DocxToMarkdownPipeline

What it is

A document conversion pipeline that reads a DOCX file and produces Markdown by extracting paragraphs from word/document.xml and mapping basic Word paragraph styles (headings, lists) to Markdown syntax.

Public API

  • DocxToMarkdownPipelineConfiguration

    • Extends ConvertToMarkdownBasePipelineConfiguration.
    • mime_type: Defaults to application/vnd.openxmlformats-officedocument.wordprocessingml.document.
  • DocxToMarkdownPipelineParameters

    • Extends ConvertToMarkdownBasePipelineParameters.
    • processor_iri: Defaults to http://ontology.naas.ai/abi/document/DocxToMarkdownProcessor.
  • DocxToMarkdownPipeline

    • Extends ConvertToMarkdownBasePipeline.
    • convert_to_markdown(file: File) -> str: Converts a DOCX File to a Markdown string.
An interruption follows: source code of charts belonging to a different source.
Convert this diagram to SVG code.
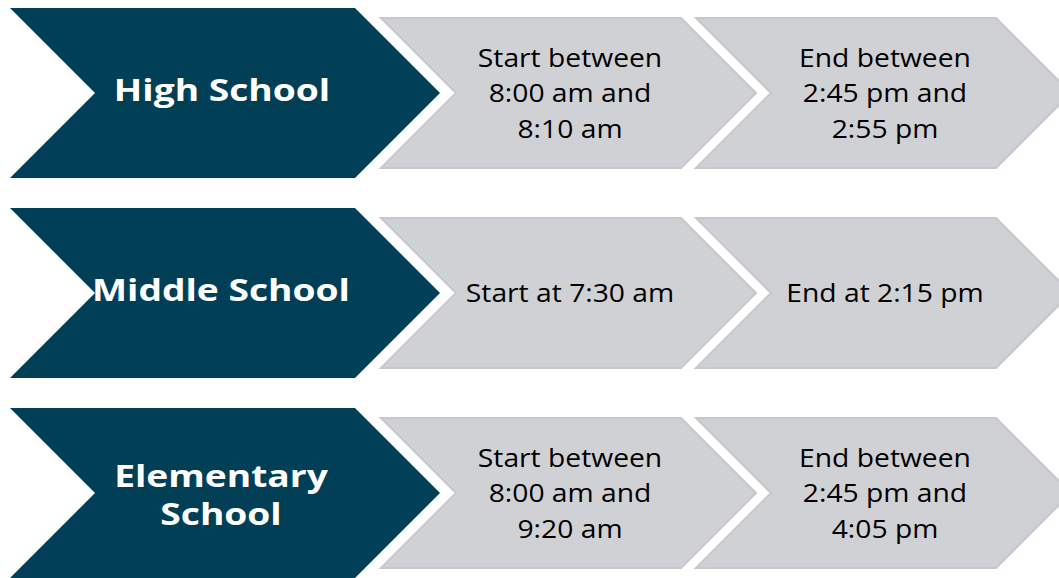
<svg xmlns="http://www.w3.org/2000/svg" width="1059" height="578" viewBox="0 0 1059 578">
  <defs>
    <style>
      .lead { fill: #013F57; }
      .step { fill: #D0D1D4; stroke: #C6C8CB; stroke-width: 2; stroke-linejoin: miter; }
      .lead-text { font-family: "Open Sans", "Liberation Sans", sans-serif; font-weight: 700; font-size: 30px; fill: #FFFFFF; text-anchor: middle; }
      .step-text { font-family: "Open Sans", "Liberation Sans", sans-serif; font-weight: 400; font-size: 26px; fill: #000000; text-anchor: middle; }
    </style>
    <!-- chevron shapes, positioned per row with translate -->
    <polygon id="leadShape" points="10,8 355,8 440,93 355,178 10,178 95,93"/>
    <polygon id="stepShape" points="0,0 300,0 375,75 300,150 0,150 75,75"/>
  </defs>
  <rect width="1059" height="578" fill="#FFFFFF"/>

  <!-- Row 1: High School -->
  <g id="high-school">
    <use href="#leadShape" class="lead"/>
    <text class="lead-text" transform="translate(222,101) scale(1.24,1)">High School</text>
  </g>
  <g id="high-school-start">
    <use href="#stepShape" class="step" transform="translate(381,18)"/>
    <text class="step-text" transform="translate(570,67) scale(1.087,1)">Start between</text>
    <text class="step-text" transform="translate(570,102) scale(1.087,1)">8:00 am and</text>
    <text class="step-text" transform="translate(570,138) scale(1.087,1)">8:10 am</text>
  </g>
  <g id="high-school-end">
    <use href="#stepShape" class="step" transform="translate(696,18)"/>
    <text class="step-text" transform="translate(885,67) scale(1.087,1)">End between</text>
    <text class="step-text" transform="translate(885,102) scale(1.087,1)">2:45 pm and</text>
    <text class="step-text" transform="translate(885,138) scale(1.087,1)">2:55 pm</text>
  </g>

  <!-- Row 2: Middle School -->
  <g id="middle-school">
    <use href="#leadShape" class="lead" transform="translate(0,200)"/>
    <text class="lead-text" transform="translate(221,301) scale(1.24,1)">Middle School</text>
  </g>
  <g id="middle-school-start">
    <use href="#stepShape" class="step" transform="translate(381,218)"/>
    <text class="step-text" transform="translate(570,302) scale(1.087,1)">Start at 7:30 am</text>
  </g>
  <g id="middle-school-end">
    <use href="#stepShape" class="step" transform="translate(696,218)"/>
    <text class="step-text" transform="translate(885,302) scale(1.087,1)">End at 2:15 pm</text>
  </g>

  <!-- Row 3: Elementary School -->
  <g id="elementary-school">
    <use href="#leadShape" class="lead" transform="translate(0,400)"/>
    <text class="lead-text" transform="translate(221,487) scale(1.24,1)">Elementary</text>
    <text class="lead-text" transform="translate(221,525) scale(1.24,1)">School</text>
  </g>
  <g id="elementary-school-start">
    <use href="#stepShape" class="step" transform="translate(381,418)"/>
    <text class="step-text" transform="translate(570,467) scale(1.087,1)">Start between</text>
    <text class="step-text" transform="translate(570,502) scale(1.087,1)">8:00 am and</text>
    <text class="step-text" transform="translate(570,538) scale(1.087,1)">9:20 am</text>
  </g>
  <g id="elementary-school-end">
    <use href="#stepShape" class="step" transform="translate(696,418)"/>
    <text class="step-text" transform="translate(885,467) scale(1.087,1)">End between</text>
    <text class="step-text" transform="translate(885,502) scale(1.087,1)">2:45 pm and</text>
    <text class="step-text" transform="translate(885,538) scale(1.087,1)">4:05 pm</text>
  </g>

  <!-- no connectors: steps are joined by chevron adjacency -->
  <g id="connectors"/>
</svg>
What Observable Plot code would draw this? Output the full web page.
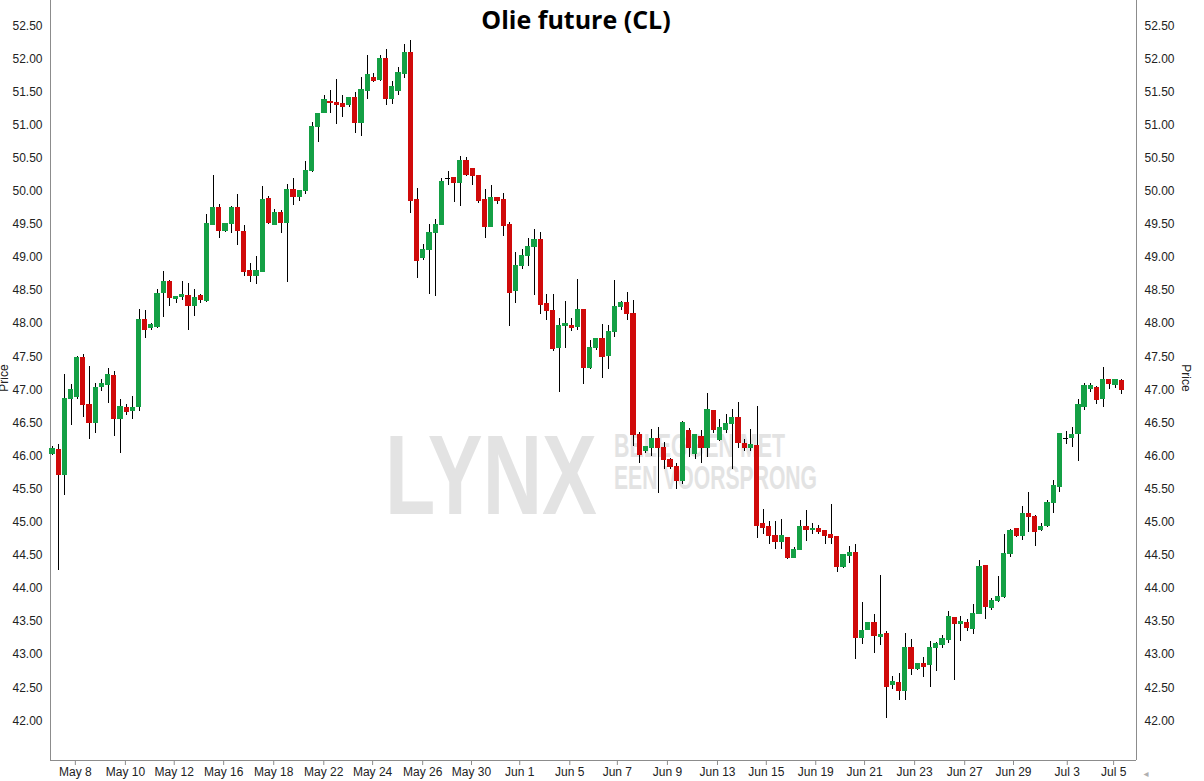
<!DOCTYPE html>
<html>
<head>
<meta charset="utf-8">
<script src="https://cdn.jsdelivr.net/npm/d3@7"></script>
<script src="https://cdn.jsdelivr.net/npm/@observablehq/plot@0.6"></script>
<style>
  body { margin: 0; background: #fff; }
  #wrap { position: relative; width: 1204px; height: 781px; overflow: hidden; }
  #wrap > svg { position: absolute; left: 0; top: 0; }
</style>
</head>
<body>
<div id="wrap">
  <svg id="back" width="1204" height="781">
    <text x="385" y="514" font-family="Liberation Sans" font-weight="bold" font-size="114" fill="#e3e3e3" textLength="212" lengthAdjust="spacingAndGlyphs">LYNX</text>
    <text x="614" y="457" font-family="Liberation Sans" font-weight="bold" font-size="33" fill="#e3e3e3" textLength="171" lengthAdjust="spacingAndGlyphs">BELEGGEN MET</text>
    <text x="614" y="489" font-family="Liberation Sans" font-weight="bold" font-size="33" fill="#e3e3e3" textLength="203" lengthAdjust="spacingAndGlyphs">EEN VOORSPRONG</text>
    <text x="576" y="29" text-anchor="middle" font-family="Open Sans" font-weight="bold" font-size="25" fill="#000">Olie future (CL)</text>
  </svg>
</div>
<script>
// Crude oil future (CL), 6-hour candles, May 8 – Jul 5
const opens = [
  46.04,46.08,45.71,46.86,46.89,47.47,46.77,46.50,47.04,47.07,47.20,46.56,46.72,46.68,46.74,48.05,47.94,47.95,48.46,48.62,
  48.37,48.40,48.42,48.27,48.41,48.34,49.50,49.74,49.40,49.51,49.74,49.38,48.79,48.72,48.79,49.88,49.50,49.66,49.52,50.01,
  49.92,50.00,50.31,50.97,51.19,51.35,51.33,51.31,51.30,51.41,51.03,51.52,51.70,51.69,51.99,51.39,51.51,51.78,52.08,49.86,
  49.00,49.12,49.37,49.49,50.18,50.19,50.13,50.45,50.33,50.22,49.87,49.46,49.90,49.87,49.49,48.49,48.87,49.03,49.16,49.26,
  48.29,48.19,47.64,47.96,47.96,47.95,48.20,47.34,47.64,47.76,47.52,47.87,48.25,48.30,48.14,46.31,46.08,46.13,46.25,46.11,
  45.94,45.83,45.62,46.37,46.04,46.29,46.13,46.68,46.25,46.40,46.49,46.57,46.17,46.13,46.15,44.97,44.92,44.78,44.71,44.76,
  44.47,44.58,44.92,44.88,44.89,44.86,44.80,44.77,44.33,44.50,44.53,43.26,43.38,43.47,43.27,43.31,42.55,42.56,42.46,43.09,
  42.79,42.85,42.84,43.11,43.15,43.23,43.55,43.46,43.48,43.39,43.61,44.33,43.71,43.81,43.88,44.52,44.89,44.80,45.12,45.08,
  44.89,44.95,45.29,45.54,46.26,46.28,46.34,46.75,47.02,47.03,46.86,47.14,47.08,47.13
];
const highs = [
  46.14,46.17,47.23,47.08,47.50,47.53,47.35,47.10,47.15,47.32,47.27,46.85,46.78,46.90,48.22,48.20,48.00,48.52,48.79,48.65,
  48.41,48.63,48.60,48.52,48.44,49.65,50.24,49.80,49.51,49.77,49.95,49.48,48.90,49.01,50.07,49.92,49.72,49.71,50.10,50.19,
  50.01,50.45,51.03,51.16,51.45,51.52,51.69,51.44,51.41,51.49,51.71,52.05,51.78,52.05,52.14,51.66,51.87,52.21,52.27,50.04,
  49.19,49.50,49.57,50.19,50.29,50.19,50.53,50.51,50.33,50.23,50.02,50.09,49.91,49.97,49.53,49.07,49.12,49.28,49.42,49.38,
  48.44,48.44,48.07,48.33,48.08,48.66,48.21,47.74,47.77,47.99,47.97,48.65,48.33,48.47,48.35,46.36,46.14,46.40,46.43,46.21,
  45.96,45.88,46.52,46.42,46.31,46.39,46.94,46.69,46.55,46.62,46.70,46.81,46.25,46.40,46.74,45.19,45.01,45.01,45.04,44.77,
  44.62,45.03,45.18,44.98,44.95,44.87,45.27,44.77,44.51,44.64,44.67,43.79,43.48,43.61,44.19,43.35,42.67,42.71,43.32,43.23,
  42.86,42.96,43.19,43.18,43.29,43.65,43.56,43.58,43.53,43.76,44.42,44.34,43.84,44.18,44.82,44.89,44.89,45.24,45.45,45.10,
  44.98,45.33,45.63,46.34,46.37,46.43,46.85,47.09,47.09,47.05,47.33,47.16,47.16,47.16
];
const lows = [
  46.01,44.27,45.40,46.46,46.85,46.58,46.25,46.34,46.98,46.80,46.29,46.04,46.61,46.55,46.67,47.77,47.89,47.92,48.09,48.26,
  48.31,48.35,47.89,48.10,48.30,48.32,49.48,49.29,49.37,49.36,49.18,48.71,48.62,48.59,48.78,49.49,49.49,49.36,48.62,49.79,
  49.85,49.95,50.28,50.73,51.18,51.18,51.00,51.11,51.27,50.87,50.82,51.39,51.64,51.66,51.29,51.31,51.44,51.70,49.67,48.68,
  48.95,48.44,48.41,49.48,50.09,49.83,49.77,50.22,50.09,49.82,49.28,49.45,49.80,49.31,47.96,48.30,48.82,48.86,48.42,48.13,
  48.04,47.58,46.96,47.63,47.88,47.90,47.08,47.31,47.59,47.17,47.30,47.79,48.19,48.04,46.15,45.88,46.03,45.99,45.43,45.79,
  45.79,45.49,45.57,45.98,45.94,45.88,45.98,46.34,46.22,46.34,45.79,46.11,46.06,46.06,44.76,44.82,44.66,44.59,44.58,44.43,
  44.46,44.57,44.71,44.81,44.81,44.66,44.66,44.24,44.30,44.38,42.93,43.15,43.37,43.02,43.14,42.03,42.48,42.31,42.31,42.68,
  42.76,42.66,42.51,42.75,43.09,43.17,42.61,43.20,43.35,43.31,43.60,43.53,43.67,43.78,43.84,44.47,44.77,44.73,44.85,44.64,
  44.86,44.92,45.13,45.45,46.18,46.13,45.91,46.69,46.96,46.78,46.73,47.00,47.02,46.93
];
const closes = [
  46.10,45.71,46.85,47.00,47.47,46.77,46.50,47.03,47.08,47.22,46.56,46.73,46.67,46.72,48.05,47.91,47.97,48.45,48.62,48.39,
  48.40,48.43,48.27,48.38,48.36,49.50,49.74,49.40,49.50,49.74,49.40,48.79,48.72,48.79,49.86,49.53,49.66,49.52,50.01,49.91,
  50.00,50.30,50.97,51.16,51.37,51.33,51.30,51.28,51.41,51.03,51.52,51.75,51.67,51.99,51.39,51.57,51.78,52.08,49.86,48.95,
  49.11,49.36,49.48,50.13,50.18,50.12,50.45,50.25,50.23,49.86,49.46,49.90,49.86,49.48,48.47,48.87,49.02,49.16,49.26,48.28,
  48.19,47.62,47.96,47.99,47.93,48.20,47.34,47.62,47.77,47.50,47.87,48.24,48.30,48.15,46.32,46.02,46.13,46.25,46.13,45.95,
  45.83,45.63,46.50,46.13,46.31,46.13,46.69,46.39,46.42,46.48,46.57,46.20,46.13,46.16,44.95,44.92,44.79,44.71,44.78,44.47,
  44.58,44.93,44.88,44.90,44.86,44.79,44.77,44.33,44.50,44.53,43.26,43.35,43.47,43.29,43.29,42.52,42.58,42.45,43.09,42.78,
  42.85,42.82,43.10,43.16,43.23,43.56,43.47,43.49,43.40,43.61,44.32,43.72,43.80,43.87,44.52,44.87,44.80,45.12,45.08,44.86,
  44.93,45.29,45.54,46.33,46.26,46.31,46.76,47.05,47.05,46.85,47.15,47.09,47.14,47.00
];

// Date labels on the time axis and the candle position where each day starts
const dateLabels = ["May 8","May 10","May 12","May 16","May 18","May 22","May 24","May 26","May 30","Jun 1","Jun 5",
  "Jun 7","Jun 9","Jun 13","Jun 15","Jun 19","Jun 21","Jun 23","Jun 27","Jun 29","Jul 3","Jul 5"];
const dateAt = [3.7,11.8,19.7,27.7,35.8,43.9,51.8,59.9,67.8,75.6,83.7,91.4,99.5,107.6,115.5,123.5,131.4,139.5,147.6,155.5,164.2,171.7];

const priceTicks = d3.range(42, 52.501, 0.5);

const UP = "#14a045", DOWN = "#d00a0a";

const candles = opens.map((o, i) => ({i, open: o, high: highs[i], low: lows[i], close: closes[i]}));
const labelAt = new Map(dateAt.map((t, k) => [t, dateLabels[k]]));

const xDomain = [-0.32, 175.4];
const yDomain = [41.40, 52.88];
const axisColor = "#8c8c8c";

const chart = Plot.plot({
  width: 1204,
  height: 781,
  marginLeft: 50,
  marginRight: 68,
  marginTop: 0,
  marginBottom: 21,
  style: {background: "transparent", fontFamily: "Liberation Sans, Arial, sans-serif", fontSize: "12px", color: "#222"},
  x: {domain: xDomain, axis: null, label: null},
  y: {domain: yDomain, axis: null, label: null},
  marks: [
    Plot.axisY(priceTicks, {anchor: "left", label: null, tickFormat: d => d.toFixed(2), tickSize: 0, tickPadding: 8, fontSize: 12}),
    Plot.axisY(priceTicks, {anchor: "right", label: null, tickFormat: d => d.toFixed(2), tickSize: 0, tickPadding: 8, fontSize: 12}),
    Plot.axisX(dateAt, {anchor: "bottom", label: null, tickFormat: d => labelAt.get(d), tickSize: 5, tickPadding: 2, stroke: axisColor, fontSize: 12}),
    Plot.ruleX([xDomain[0], xDomain[1]], {stroke: axisColor, shapeRendering: "crispEdges"}),
    Plot.ruleY([yDomain[0]], {stroke: axisColor, shapeRendering: "crispEdges"}),
    Plot.ruleX(candles, {x: "i", y1: "low", y2: "high", stroke: "#000", strokeWidth: 1, shapeRendering: "crispEdges"}),
    Plot.rect(candles, {
      x1: d => d.i - 0.42, x2: d => d.i + 0.42,
      y1: "open", y2: "close",
      insetTop: -0.75, insetBottom: -0.75,
      fill: d => d.close > d.open ? UP : d.close < d.open ? DOWN : "#000",
      shapeRendering: "crispEdges"
    })
  ]
});
document.getElementById("wrap").appendChild(chart);

// Rotated axis titles and the scroll marker
const fg = d3.select("#wrap").append("svg").attr("width", 1204).attr("height", 781)
  .style("pointer-events", "none");
fg.append("text").attr("transform", "translate(8,378) rotate(-90)").attr("text-anchor", "middle")
  .attr("font-family", "Liberation Sans").attr("font-size", 12).attr("fill", "#222").text("Price");
fg.append("text").attr("transform", "translate(1182,378) rotate(90)").attr("text-anchor", "middle")
  .attr("font-family", "Liberation Sans").attr("font-size", 12).attr("fill", "#222").text("Price");
fg.append("text").attr("x", 1146).attr("y", 777).attr("text-anchor", "middle")
  .attr("font-family", "DejaVu Sans").attr("font-size", 10).attr("fill", "#b0b0b0").text("◂");
</script>
</body>
</html>
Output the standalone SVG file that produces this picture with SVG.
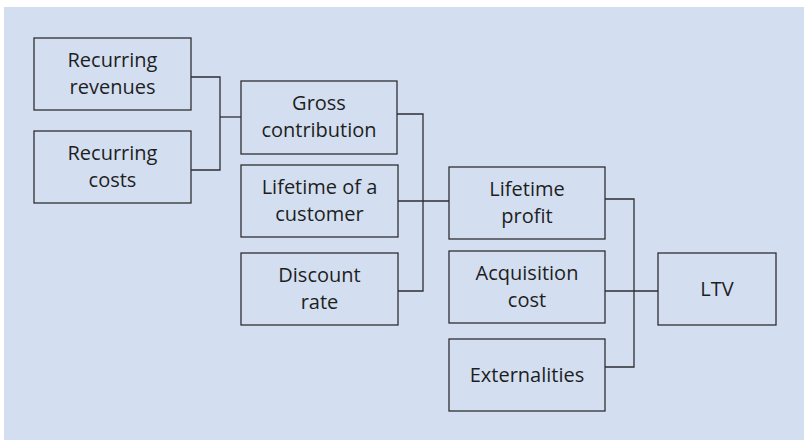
<svg xmlns="http://www.w3.org/2000/svg" width="804" height="440" viewBox="0 0 804 440">
<style>
.bg{fill:#d3dff0}
.box{fill:#d3dff0;stroke:#2e2e33;stroke-width:1.3}
.lbl{font-family:"Open Sans","Liberation Sans",sans-serif;font-size:20px;fill:#1e1e1e;text-anchor:middle}
.con{fill:none;stroke:#2e2e33;stroke-width:1.3}
</style>
<rect class="bg" x="4" y="7" width="800" height="433"/>
<g id="connectors">
<polyline class="con" points="191,77 220,77 220,170 191,170"/>
<line class="con" x1="220" y1="117" x2="241" y2="117"/>
<polyline class="con" points="397,114 423,114 423,291 398,291"/>
<line class="con" x1="398" y1="201" x2="449" y2="201"/>
<polyline class="con" points="605,199 634,199 634,367 605,367"/>
<line class="con" x1="605" y1="291" x2="658" y2="291"/>
</g>
<g id="recurring-revenues">
<rect class="box" x="34" y="38" width="157" height="72"/>
<text class="lbl" x="112.5" y="67">Recurring</text>
<text class="lbl" x="112.5" y="94">revenues</text>
</g>
<g id="recurring-costs">
<rect class="box" x="34" y="131" width="157" height="72"/>
<text class="lbl" x="112.5" y="160">Recurring</text>
<text class="lbl" x="112.5" y="187">costs</text>
</g>
<g id="gross-contribution">
<rect class="box" x="241" y="81" width="156" height="73"/>
<text class="lbl" x="319" y="110">Gross</text>
<text class="lbl" x="319" y="137">contribution</text>
</g>
<g id="lifetime-of-customer">
<rect class="box" x="241" y="165" width="157" height="72"/>
<text class="lbl" x="319.5" y="194">Lifetime of a</text>
<text class="lbl" x="319.5" y="221">customer</text>
</g>
<g id="discount-rate">
<rect class="box" x="241" y="253" width="157" height="72"/>
<text class="lbl" x="319.5" y="282">Discount</text>
<text class="lbl" x="319.5" y="309">rate</text>
</g>
<g id="lifetime-profit">
<rect class="box" x="449" y="167" width="156" height="72"/>
<text class="lbl" x="527" y="196">Lifetime</text>
<text class="lbl" x="527" y="223">profit</text>
</g>
<g id="acquisition-cost">
<rect class="box" x="449" y="251" width="156" height="72"/>
<text class="lbl" x="527" y="280">Acquisition</text>
<text class="lbl" x="527" y="307">cost</text>
</g>
<g id="externalities">
<rect class="box" x="449" y="339" width="156" height="72"/>
<text class="lbl" x="527" y="382">Externalities</text>
</g>
<g id="ltv">
<rect class="box" x="658" y="253" width="118" height="72"/>
<text class="lbl" x="717" y="296">LTV</text>
</g>
</svg>
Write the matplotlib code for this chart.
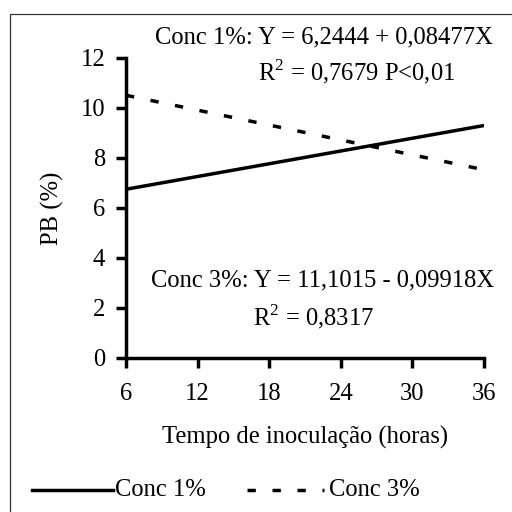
import matplotlib
matplotlib.use("Agg")
import matplotlib.pyplot as plt
from matplotlib.lines import Line2D
from matplotlib.patches import Rectangle

# Data (fitted lines at the ends of the range)
hours = [6, 36]
conc1 = [6.75, 9.30]
conc3 = [10.51, 7.53]
xticks = [6, 12, 18, 24, 30, 36]
yticks = [0, 2, 4, 6, 8, 10, 12]
eq1 = "Conc 1%: Y = 6,2444 + 0,08477X"
r1 = "R$^2$ = 0,7679 P<0,01"
eq3 = "Conc 3%: Y = 11,1015 - 0,09918X"
r3 = "R$^2$ = 0,8317"
labels = ["Conc 1%", "Conc 3%"]

plt.rcParams['font.family'] = ['Liberation Serif', 'DejaVu Serif']
plt.rcParams['mathtext.fontset'] = 'custom'
plt.rcParams['mathtext.rm'] = 'Liberation Serif'
plt.rcParams['lines.scale_dashes'] = False

FS = 17.7
W = H = 512
fig = plt.figure(figsize=(5.12, 5.12), dpi=100)

def fx(px):
    return px / W

def fy(py):
    return 1 - py / H

ax = fig.add_axes([fx(126), fy(358), fx(484) - fx(126), fy(58) - fy(358)])
ax.plot(hours, conc1, color='black', lw=2.5, solid_capstyle='butt')
ax.plot(hours, conc3, color='black', lw=2.5, dashes=(6, 12), dash_capstyle='butt')
ax.set_xlim(6, 36)
ax.set_ylim(0, 12)
ax.set_xticks(xticks)
ax.set_yticks(yticks)
for s in ['top', 'right']:
    ax.spines[s].set_visible(False)
for s in ['left', 'bottom']:
    ax.spines[s].set_linewidth(2.5)
ax.tick_params(axis='both', direction='out', length=7, width=2.5, labelsize=FS)
ax.tick_params(axis='x', pad=11)
ax.tick_params(axis='y', pad=8)

fig.text(fx(324), fy(37), eq1, ha='center', va='center', fontsize=FS)
fig.text(fx(357), fy(72), r1, ha='center', va='center', fontsize=FS)
fig.text(fx(323), fy(280), eq3, ha='center', va='center', fontsize=FS)
fig.text(fx(314), fy(317), r3, ha='center', va='center', fontsize=FS)

fig.text(fx(305), fy(437), "Tempo de inoculação (horas)", ha='center', va='center', fontsize=FS)
fig.text(fx(52), fy(208), "PB (%)", ha='center', va='center', rotation=90, fontsize=FS)

# legend
ly = fy(490)
fig.add_artist(Line2D([fx(32), fx(113)], [ly, ly], color='black', lw=2.5))
fig.text(fx(115), ly, labels[0], ha='left', va='center', fontsize=FS)
fig.add_artist(Line2D([fx(247), fx(324)], [ly, ly], color='black', lw=2.5, dashes=(6, 12)))
fig.text(fx(329), ly, labels[1], ha='left', va='center', fontsize=FS)

fig.add_artist(Rectangle((fx(10), -0.02), 1.0, fy(14) + 0.02, transform=fig.transFigure,
                         fill=False, edgecolor='#333333', lw=0.9))

fig.savefig("out.png", dpi=100)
Configuration/Dependencies

  • Depends on:
    • naas_abi_marketplace.domains.document.pipelines.ConvertToMarkdownBasePipeline (base classes/config/params)
    • naas_abi_marketplace...File for reading file bytes (file.read() must return bytes)
    • Standard libs: zipfile, xml.etree.ElementTree, re, io
    • pydantic.Field and typing.Annotated for configuration metadata

Usage

from naas_abi_marketplace.domains.document.pipelines.DocxToMarkdownPipeline import (
DocxToMarkdownPipeline,
)
from naas_abi_marketplace.domains.document.ontologies.classes.ontology_naas_ai.abi.document.File import (
File,
)

pipeline = DocxToMarkdownPipeline()
docx_file: File = ... # must support .read() -> bytes for a DOCX
markdown = pipeline.convert_to_markdown(docx_file)
print(markdown)

Caveats

  • Only processes word/document.xml; invalid DOCX content or missing word/document.xml raises ValueError("Invalid DOCX content: missing word/document.xml").
  • Markdown conversion is minimal:
    • Headings: only paragraph styles matching Heading1Heading6.
    • Lists: any paragraph with numbering properties (w:numPr) becomes - ... (no ordered list numbering).
    • Inline formatting (bold/italic/links/images/tables) is not handled; text is extracted from w:t nodes only.
  • Whitespace normalization collapses runs of spaces/tabs to a single space and trims ends; explicit w:tab becomes four spaces and w:br/w:cr become newline characters (which may be normalized).